**Material for this task:**
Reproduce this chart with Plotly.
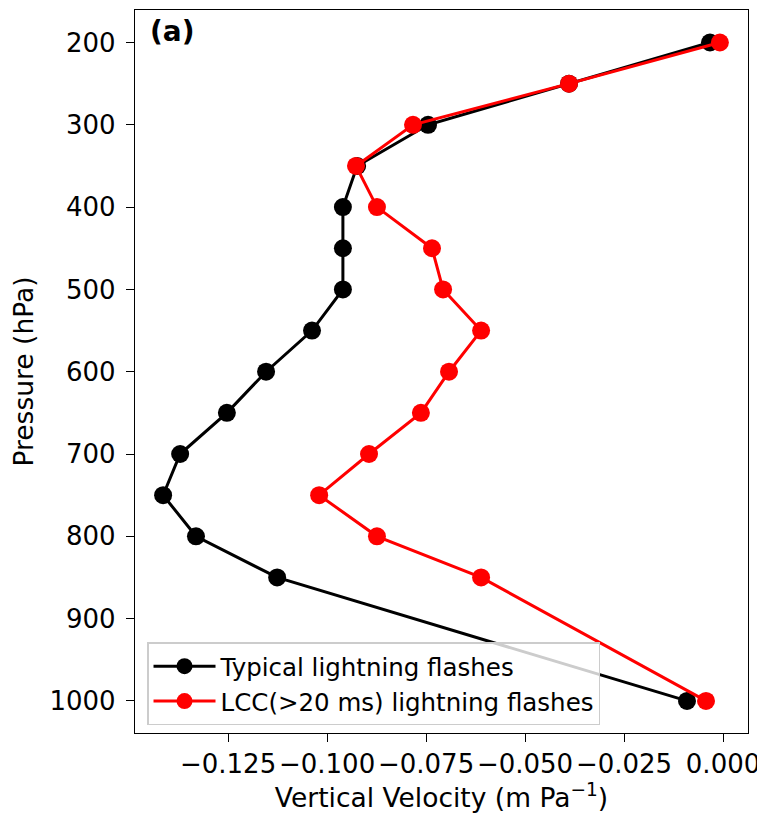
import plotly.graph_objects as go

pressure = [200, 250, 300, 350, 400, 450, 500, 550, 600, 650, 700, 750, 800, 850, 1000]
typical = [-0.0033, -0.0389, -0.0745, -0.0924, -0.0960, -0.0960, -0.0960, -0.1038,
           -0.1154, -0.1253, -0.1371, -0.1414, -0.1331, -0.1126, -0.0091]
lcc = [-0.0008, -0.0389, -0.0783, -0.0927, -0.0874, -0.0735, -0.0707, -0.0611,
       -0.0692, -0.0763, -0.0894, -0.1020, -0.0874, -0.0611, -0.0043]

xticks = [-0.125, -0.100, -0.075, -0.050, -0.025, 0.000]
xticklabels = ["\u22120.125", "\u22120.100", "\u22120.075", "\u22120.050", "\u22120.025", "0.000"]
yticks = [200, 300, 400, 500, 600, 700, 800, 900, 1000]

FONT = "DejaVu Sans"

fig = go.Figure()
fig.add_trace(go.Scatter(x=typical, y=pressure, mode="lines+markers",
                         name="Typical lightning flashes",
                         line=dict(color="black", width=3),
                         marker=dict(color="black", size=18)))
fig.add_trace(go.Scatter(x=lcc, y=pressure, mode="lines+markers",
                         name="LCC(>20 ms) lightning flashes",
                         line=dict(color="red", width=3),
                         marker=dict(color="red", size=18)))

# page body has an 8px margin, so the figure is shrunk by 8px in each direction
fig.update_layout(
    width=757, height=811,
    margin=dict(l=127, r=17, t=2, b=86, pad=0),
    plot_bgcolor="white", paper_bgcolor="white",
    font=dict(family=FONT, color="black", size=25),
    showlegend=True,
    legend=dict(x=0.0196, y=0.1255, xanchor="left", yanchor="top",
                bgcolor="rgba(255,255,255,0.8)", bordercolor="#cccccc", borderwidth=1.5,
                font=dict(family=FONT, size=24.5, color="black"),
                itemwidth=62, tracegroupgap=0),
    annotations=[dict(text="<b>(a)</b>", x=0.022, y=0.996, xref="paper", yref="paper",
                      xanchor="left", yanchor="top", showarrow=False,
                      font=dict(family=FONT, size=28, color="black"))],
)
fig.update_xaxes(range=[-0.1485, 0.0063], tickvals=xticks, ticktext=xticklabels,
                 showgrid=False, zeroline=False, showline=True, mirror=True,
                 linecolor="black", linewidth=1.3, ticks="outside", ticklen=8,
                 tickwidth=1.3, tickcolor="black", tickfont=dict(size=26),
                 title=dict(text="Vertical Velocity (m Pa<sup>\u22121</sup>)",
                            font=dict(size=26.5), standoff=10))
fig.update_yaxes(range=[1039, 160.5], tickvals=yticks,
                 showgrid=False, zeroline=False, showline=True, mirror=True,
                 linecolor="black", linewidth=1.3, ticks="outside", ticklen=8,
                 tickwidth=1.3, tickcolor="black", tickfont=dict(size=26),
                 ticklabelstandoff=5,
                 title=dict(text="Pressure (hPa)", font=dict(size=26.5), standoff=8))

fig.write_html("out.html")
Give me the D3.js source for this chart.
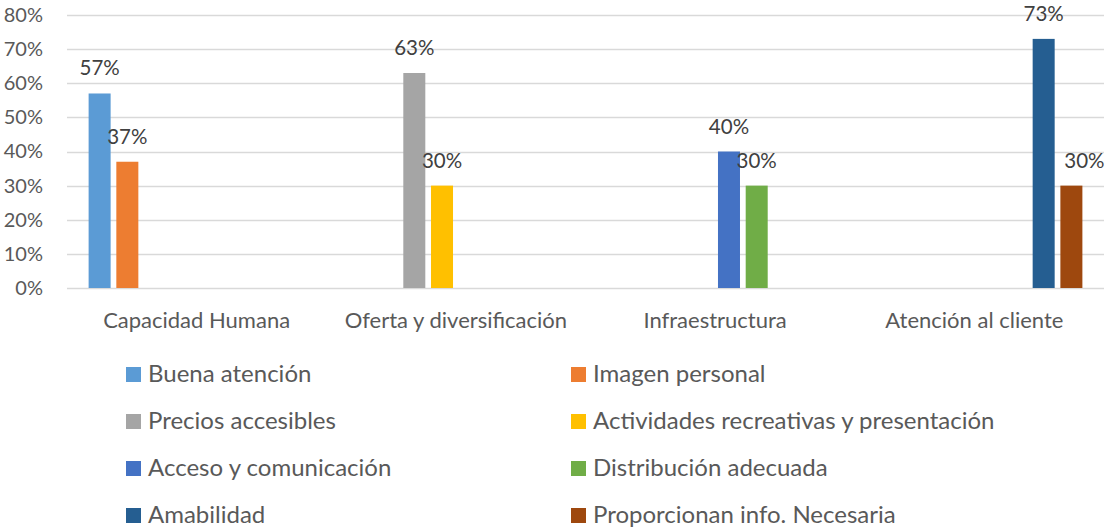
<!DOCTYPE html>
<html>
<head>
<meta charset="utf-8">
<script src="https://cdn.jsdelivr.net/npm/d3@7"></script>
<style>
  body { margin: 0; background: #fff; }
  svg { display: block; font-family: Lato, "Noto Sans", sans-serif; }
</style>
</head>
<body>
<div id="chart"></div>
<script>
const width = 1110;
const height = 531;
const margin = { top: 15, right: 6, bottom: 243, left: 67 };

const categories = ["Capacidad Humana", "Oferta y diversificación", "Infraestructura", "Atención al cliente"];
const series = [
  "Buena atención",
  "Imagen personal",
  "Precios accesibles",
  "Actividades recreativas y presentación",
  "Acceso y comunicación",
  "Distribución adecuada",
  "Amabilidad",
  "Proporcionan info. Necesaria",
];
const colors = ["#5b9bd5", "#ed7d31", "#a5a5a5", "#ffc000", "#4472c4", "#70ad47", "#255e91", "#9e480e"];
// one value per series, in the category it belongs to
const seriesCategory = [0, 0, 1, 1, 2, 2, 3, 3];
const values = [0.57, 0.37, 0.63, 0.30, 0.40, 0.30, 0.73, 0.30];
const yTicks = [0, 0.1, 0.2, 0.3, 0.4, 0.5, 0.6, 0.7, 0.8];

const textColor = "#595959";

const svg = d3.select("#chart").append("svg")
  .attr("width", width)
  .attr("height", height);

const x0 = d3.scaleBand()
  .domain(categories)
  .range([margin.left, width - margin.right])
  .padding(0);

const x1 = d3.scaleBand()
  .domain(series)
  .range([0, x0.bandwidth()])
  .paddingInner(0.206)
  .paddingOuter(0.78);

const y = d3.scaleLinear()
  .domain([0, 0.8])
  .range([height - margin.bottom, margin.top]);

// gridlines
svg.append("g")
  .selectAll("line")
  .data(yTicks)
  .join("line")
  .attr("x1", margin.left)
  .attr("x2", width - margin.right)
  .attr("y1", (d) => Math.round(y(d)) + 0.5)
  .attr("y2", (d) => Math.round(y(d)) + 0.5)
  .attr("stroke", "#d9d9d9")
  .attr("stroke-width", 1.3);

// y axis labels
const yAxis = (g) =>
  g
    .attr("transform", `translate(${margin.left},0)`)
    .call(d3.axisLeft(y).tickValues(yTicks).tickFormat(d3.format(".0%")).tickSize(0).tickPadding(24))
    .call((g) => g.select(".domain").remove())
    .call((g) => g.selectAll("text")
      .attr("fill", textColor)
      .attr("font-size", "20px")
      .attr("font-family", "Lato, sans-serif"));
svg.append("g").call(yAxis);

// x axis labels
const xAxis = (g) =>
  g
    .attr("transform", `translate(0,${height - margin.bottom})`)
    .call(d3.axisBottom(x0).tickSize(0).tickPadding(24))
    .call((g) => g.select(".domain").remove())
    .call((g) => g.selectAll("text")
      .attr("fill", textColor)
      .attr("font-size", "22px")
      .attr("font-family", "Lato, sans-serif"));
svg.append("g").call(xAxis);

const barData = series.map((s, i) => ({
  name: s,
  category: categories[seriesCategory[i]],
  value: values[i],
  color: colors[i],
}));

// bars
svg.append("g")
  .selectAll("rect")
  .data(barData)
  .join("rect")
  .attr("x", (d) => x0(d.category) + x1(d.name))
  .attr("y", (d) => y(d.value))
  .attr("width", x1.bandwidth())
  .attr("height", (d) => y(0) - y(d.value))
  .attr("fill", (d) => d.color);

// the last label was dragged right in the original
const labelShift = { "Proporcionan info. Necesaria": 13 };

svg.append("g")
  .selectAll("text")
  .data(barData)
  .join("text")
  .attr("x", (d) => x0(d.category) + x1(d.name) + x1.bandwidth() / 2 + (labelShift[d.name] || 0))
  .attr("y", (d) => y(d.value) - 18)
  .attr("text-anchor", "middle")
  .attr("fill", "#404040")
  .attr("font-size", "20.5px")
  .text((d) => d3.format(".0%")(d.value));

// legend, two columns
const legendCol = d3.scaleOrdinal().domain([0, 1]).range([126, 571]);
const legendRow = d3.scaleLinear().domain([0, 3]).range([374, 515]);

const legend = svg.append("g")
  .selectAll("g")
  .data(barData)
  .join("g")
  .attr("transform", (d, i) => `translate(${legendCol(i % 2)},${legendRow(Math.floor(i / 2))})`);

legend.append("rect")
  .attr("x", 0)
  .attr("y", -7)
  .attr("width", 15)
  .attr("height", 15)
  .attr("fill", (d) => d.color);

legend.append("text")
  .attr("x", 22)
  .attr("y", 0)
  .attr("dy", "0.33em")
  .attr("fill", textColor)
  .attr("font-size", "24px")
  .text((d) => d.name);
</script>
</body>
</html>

**Written request:** Write out every line above exactly as it is, leaving out the pictures.

**Answer to this problem:**
Reproduce this chart with Plotly.
import plotly.graph_objects as go

pressure = [200, 250, 300, 350, 400, 450, 500, 550, 600, 650, 700, 750, 800, 850, 1000]
typical = [-0.0033, -0.0389, -0.0745, -0.0924, -0.0960, -0.0960, -0.0960, -0.1038,
           -0.1154, -0.1253, -0.1371, -0.1414, -0.1331, -0.1126, -0.0091]
lcc = [-0.0008, -0.0389, -0.0783, -0.0927, -0.0874, -0.0735, -0.0707, -0.0611,
       -0.0692, -0.0763, -0.0894, -0.1020, -0.0874, -0.0611, -0.0043]

xticks = [-0.125, -0.100, -0.075, -0.050, -0.025, 0.000]
xticklabels = ["\u22120.125", "\u22120.100", "\u22120.075", "\u22120.050", "\u22120.025", "0.000"]
yticks = [200, 300, 400, 500, 600, 700, 800, 900, 1000]

FONT = "DejaVu Sans"

fig = go.Figure()
fig.add_trace(go.Scatter(x=typical, y=pressure, mode="lines+markers",
                         name="Typical lightning flashes",
                         line=dict(color="black", width=3),
                         marker=dict(color="black", size=18)))
fig.add_trace(go.Scatter(x=lcc, y=pressure, mode="lines+markers",
                         name="LCC(>20 ms) lightning flashes",
                         line=dict(color="red", width=3),
                         marker=dict(color="red", size=18)))

# page body has an 8px margin, so the figure is shrunk by 8px in each direction
fig.update_layout(
    width=757, height=811,
    margin=dict(l=127, r=17, t=2, b=86, pad=0),
    plot_bgcolor="white", paper_bgcolor="white",
    font=dict(family=FONT, color="black", size=25),
    showlegend=True,
    legend=dict(x=0.0196, y=0.1255, xanchor="left", yanchor="top",
                bgcolor="rgba(255,255,255,0.8)", bordercolor="#cccccc", borderwidth=1.5,
                font=dict(family=FONT, size=24.5, color="black"),
                itemwidth=62, tracegroupgap=0),
    annotations=[dict(text="<b>(a)</b>", x=0.022, y=0.996, xref="paper", yref="paper",
                      xanchor="left", yanchor="top", showarrow=False,
                      font=dict(family=FONT, size=28, color="black"))],
)
fig.update_xaxes(range=[-0.1485, 0.0063], tickvals=xticks, ticktext=xticklabels,
                 showgrid=False, zeroline=False, showline=True, mirror=True,
                 linecolor="black", linewidth=1.3, ticks="outside", ticklen=8,
                 tickwidth=1.3, tickcolor="black", tickfont=dict(size=26),
                 title=dict(text="Vertical Velocity (m Pa<sup>\u22121</sup>)",
                            font=dict(size=26.5), standoff=10))
fig.update_yaxes(range=[1039, 160.5], tickvals=yticks,
                 showgrid=False, zeroline=False, showline=True, mirror=True,
                 linecolor="black", linewidth=1.3, ticks="outside", ticklen=8,
                 tickwidth=1.3, tickcolor="black", tickfont=dict(size=26),
                 ticklabelstandoff=5,
                 title=dict(text="Pressure (hPa)", font=dict(size=26.5), standoff=8))

fig.write_html("out.html")
Give me the D3.js source for this chart.
<!DOCTYPE html>
<html>
<head>
<meta charset="utf-8">
<script src="https://cdn.jsdelivr.net/npm/d3@7"></script>
<style>
  body { margin: 0; background: #fff; }
  svg { display: block; font-family: Lato, "Noto Sans", sans-serif; }
</style>
</head>
<body>
<div id="chart"></div>
<script>
const width = 1110;
const height = 531;
const margin = { top: 15, right: 6, bottom: 243, left: 67 };

const categories = ["Capacidad Humana", "Oferta y diversificación", "Infraestructura", "Atención al cliente"];
const series = [
  "Buena atención",
  "Imagen personal",
  "Precios accesibles",
  "Actividades recreativas y presentación",
  "Acceso y comunicación",
  "Distribución adecuada",
  "Amabilidad",
  "Proporcionan info. Necesaria",
];
const colors = ["#5b9bd5", "#ed7d31", "#a5a5a5", "#ffc000", "#4472c4", "#70ad47", "#255e91", "#9e480e"];
// one value per series, in the category it belongs to
const seriesCategory = [0, 0, 1, 1, 2, 2, 3, 3];
const values = [0.57, 0.37, 0.63, 0.30, 0.40, 0.30, 0.73, 0.30];
const yTicks = [0, 0.1, 0.2, 0.3, 0.4, 0.5, 0.6, 0.7, 0.8];

const textColor = "#595959";

const svg = d3.select("#chart").append("svg")
  .attr("width", width)
  .attr("height", height);

const x0 = d3.scaleBand()
  .domain(categories)
  .range([margin.left, width - margin.right])
  .padding(0);

const x1 = d3.scaleBand()
  .domain(series)
  .range([0, x0.bandwidth()])
  .paddingInner(0.206)
  .paddingOuter(0.78);

const y = d3.scaleLinear()
  .domain([0, 0.8])
  .range([height - margin.bottom, margin.top]);

// gridlines
svg.append("g")
  .selectAll("line")
  .data(yTicks)
  .join("line")
  .attr("x1", margin.left)
  .attr("x2", width - margin.right)
  .attr("y1", (d) => Math.round(y(d)) + 0.5)
  .attr("y2", (d) => Math.round(y(d)) + 0.5)
  .attr("stroke", "#d9d9d9")
  .attr("stroke-width", 1.3);

// y axis labels
const yAxis = (g) =>
  g
    .attr("transform", `translate(${margin.left},0)`)
    .call(d3.axisLeft(y).tickValues(yTicks).tickFormat(d3.format(".0%")).tickSize(0).tickPadding(24))
    .call((g) => g.select(".domain").remove())
    .call((g) => g.selectAll("text")
      .attr("fill", textColor)
      .attr("font-size", "20px")
      .attr("font-family", "Lato, sans-serif"));
svg.append("g").call(yAxis);

// x axis labels
const xAxis = (g) =>
  g
    .attr("transform", `translate(0,${height - margin.bottom})`)
    .call(d3.axisBottom(x0).tickSize(0).tickPadding(24))
    .call((g) => g.select(".domain").remove())
    .call((g) => g.selectAll("text")
      .attr("fill", textColor)
      .attr("font-size", "22px")
      .attr("font-family", "Lato, sans-serif"));
svg.append("g").call(xAxis);

const barData = series.map((s, i) => ({
  name: s,
  category: categories[seriesCategory[i]],
  value: values[i],
  color: colors[i],
}));

// bars
svg.append("g")
  .selectAll("rect")
  .data(barData)
  .join("rect")
  .attr("x", (d) => x0(d.category) + x1(d.name))
  .attr("y", (d) => y(d.value))
  .attr("width", x1.bandwidth())
  .attr("height", (d) => y(0) - y(d.value))
  .attr("fill", (d) => d.color);

// the last label was dragged right in the original
const labelShift = { "Proporcionan info. Necesaria": 13 };

svg.append("g")
  .selectAll("text")
  .data(barData)
  .join("text")
  .attr("x", (d) => x0(d.category) + x1(d.name) + x1.bandwidth() / 2 + (labelShift[d.name] || 0))
  .attr("y", (d) => y(d.value) - 18)
  .attr("text-anchor", "middle")
  .attr("fill", "#404040")
  .attr("font-size", "20.5px")
  .text((d) => d3.format(".0%")(d.value));

// legend, two columns
const legendCol = d3.scaleOrdinal().domain([0, 1]).range([126, 571]);
const legendRow = d3.scaleLinear().domain([0, 3]).range([374, 515]);

const legend = svg.append("g")
  .selectAll("g")
  .data(barData)
  .join("g")
  .attr("transform", (d, i) => `translate(${legendCol(i % 2)},${legendRow(Math.floor(i / 2))})`);

legend.append("rect")
  .attr("x", 0)
  .attr("y", -7)
  .attr("width", 15)
  .attr("height", 15)
  .attr("fill", (d) => d.color);

legend.append("text")
  .attr("x", 22)
  .attr("y", 0)
  .attr("dy", "0.33em")
  .attr("fill", textColor)
  .attr("font-size", "24px")
  .text((d) => d.name);
</script>
</body>
</html>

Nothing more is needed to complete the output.